You’ve probably heard of Joan of Arc and Mother Teresa. You might even be familiar with Clare of Assisi, if only because of her friend, Francis. And every Catholic knows about Mary, Jesus’ mother. But there are two curious things about this list of famous Catholic women: Only one was alive as recently as the 20th century, and none were American. However, there’s no shortage of noteworthy American Catholic women. Despite the fact that the lives of these women can provide key insights into what it means to be female, American, and Catholic, most of them have gone unremembered.
Why Notable American Catholic Women Have Gone Unremembered
Part of the reason for this lack of recognition – at least, according to Notre Dame professor Kathleen Cummings – is that religious institutions haven’t been constructed with the intention of remembering these women.
Cummings, whose research focuses on the overlap of where “women’s history and religious history” overlap, and with whom I was able to speak, noted that “we have no mechanism for remembering” the Catholic sisters who provided much for both Church and nation between the early 19th century and late 1960s. These women, whose individual names and identities have largely been lost to history, provided “education … health care, and social services'' for poor and marginalized Americans, essentially constructing a social safety net before there was any conception that government should do the same. These acts of social and economic service were by no means dramatic or flashy, but they impacted the fabric of American society.
Despite the “vast numbers” of women offering invaluable services through participation in religious life, only a few have achieved Church-wide recognition; this recognition came via canonization, the process of being named a saint in the Catholic Church. Like their unremembered sisters, these women impacted their nation in service of those who were, themselves, easily forgotten.
Who Were These Memorable American Catholic Women?
Saint Katharine Drexel, for instance, founded a religious order now called the Sisters of the Blessed Sacrament in 1891 with the intention of serving African Americans and Native Americans. Though applying the terms feminist or anti-racist to Drexel’s beliefs would be anachronistic, Cummings said that she was “quite pioneering in terms of thinking about race in America.” Drexel was convinced that African American women could have vocations within the Church, and she spent her family’s sizable fortune building schools for African Americans and Native Americans across the country.
Cummings also mentioned Saints Frances Xavier Cabrini and Elizabeth Ann Seton. A trailblazer in Catholic education, Seton is credited with founding the American parochial school system in the early 19th century as a way of caring for and teaching the children of the poor. Cabrini’s service also catered to children within vulnerable populations. Less than 100 years after Seton established what would become the parochial school system, Mother Cabrini founded the Missionary Sisters of the Sacred Heart of Jesus, an institution that supported Italian immigrants through the establishment of schools and orphanages for their children.

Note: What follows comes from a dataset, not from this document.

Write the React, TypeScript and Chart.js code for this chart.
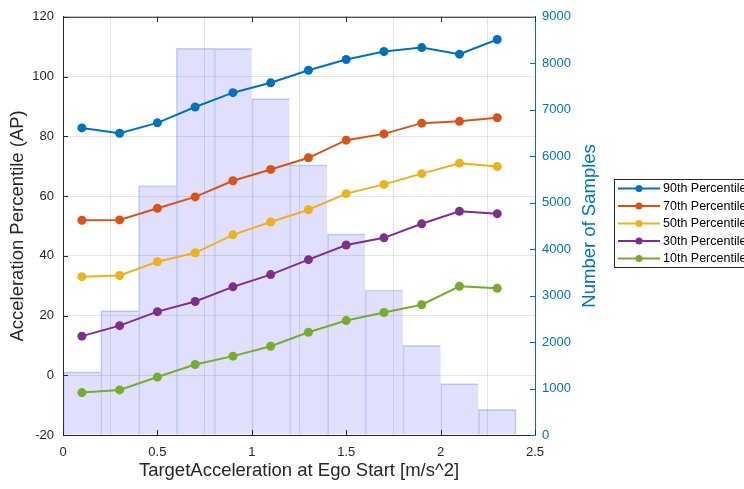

Though she was careful not to label them as feminists, Cummings asserted that these foundresses — and the women who joined their organizations — did “prefigure feminism in creating female-only spaces and challenging the status quo.” After all, religious life offered women a “means to education, to meaningful work, [and] to a sense of purpose” that was hardly available in the secular world before the 1960s. During a time when married women couldn’t own property, some religious women were effectively “functioning as CEOs,” influencing American society through their presence in places that wouldn’t have been readily available to them outside their role in the Church.
The Constraints on Catholic Women
Due to the constraints imposed by society, most of the influential American Catholic women throughout history have been members of religious orders. However, religious women still faced misogyny within the institutional Church at the same time that both religious and lay Catholic women experienced the effects of anti-Catholicism.
Female leaders of religious orders often had their authority thwarted by their male counterparts. According to Cummings, “women could not represent themselves in causes for canonization before the Holy See” until 1983. Outside of the Church, Catholic women such as Katherine Conway became anti-suffragists in the early 20th century not because they were uninterested in politics, but because they recognized the anti-Catholic, xenophobic elements of messages for women’s suffrage.
The social contributions of Catholic women have historically been both impeded and shaped by their dual identities as women and Catholics. And these contributions have sometimes been ignored to the point of outright erasure.
Hope for More Opportunities for Catholic Women
Cummings said that the impact of Catholic women — especially lay women, as a result of the secular feminist movement — may continue to grow. She mentioned that Kathleen McChesney, a former FBI official, was hired by the US Catholic Bishops Conference as an advisor following a sex abuse scandal in 2002. Cummings also noted Sister Norma Pimentel, who leads Catholic Charities of the Rio Grande Valley, an organization that feeds and shelters immigrant families at the southern border. These two examples show that the contributions of women are now more likely to be recognized by both secular and Church authorities: McChesney was sought out by a council of (male) bishops and Pimentel was named one of TIME magazine’s most influential people.
Even in this age of increased opportunity and recognition, we must not forget the scores of Catholic women whose names we might never know, but whose hands fed and sheltered, whose minds taught, whose hearts loved, and whose very presence disrupted the American status quo.